Don’t us direct messages

Don’t send me a direct message unless we have a relationship. I think of DMs as “email lite.” So if you don’t have permission to send me an email, you don’t have permission to DM me. Yes, you can use automation tools to help manage your social stream. But it should never be a stand-in for making real connections. If I follow you and get an immediate DM promoting your stuff, I’m going to think less of you. Trust me, others are having the same reaction, too. The only thing that makes this practice even worse is when you have your robot send me a DM but don’t follow me back – so there’s no way for me to even reply to you! Tell me how that’s building our relationship. Hint: It’s not.

Use lists to help you organize

Once you get above 2,000 followers, there’s no possible way to keep up with your feed. It’s a spray that will become meaningless unless you use Twitter lists to help you organize it. That way, you have “buckets” based on users and their interests, and you can now check in with a much smaller group depending on what you want/need to know that day. Here’s how I do it: I have private lists (such as “prospective clients”) that only I can see, but I also use public lists that anyone can see. Why? It provides value to my followers. For example, check out my public list: Consistently Good Content. If my audience trusts me, think of how valuable this curated list is to them. What a great tool to help others—with no extra effort required!

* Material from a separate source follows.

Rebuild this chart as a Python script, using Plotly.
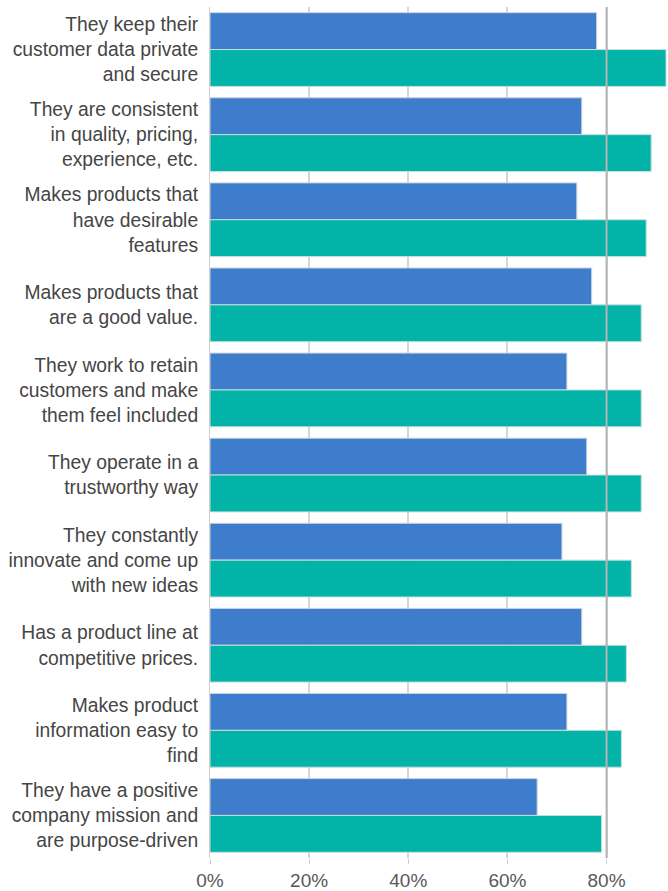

Those are the basics – at least for me. But just because I build an audience on Twitter doesn’t mean that you’ll have the same goals. Your strategy may differ – and your tactics, too. For instance, if you use Twitter as a newsfeed, that would completely change your follow back strategy, for instance. But no matter what your strategy, the big thing to remember is:

It’s a social space, not a broadcast space.

This simple statement should inform everything you do on Twitter. This is why it’s all about your content and its intent. If it is written and shared with the genuine intent to help someone, then it will be seen as generous. You’re not inviting them to see an ad – you’re trying to provide them with real value. Once you’ve done that – and done it consistently – then you’ve started a conversation. Soon it may become a relationship, and who knows where it can go from there!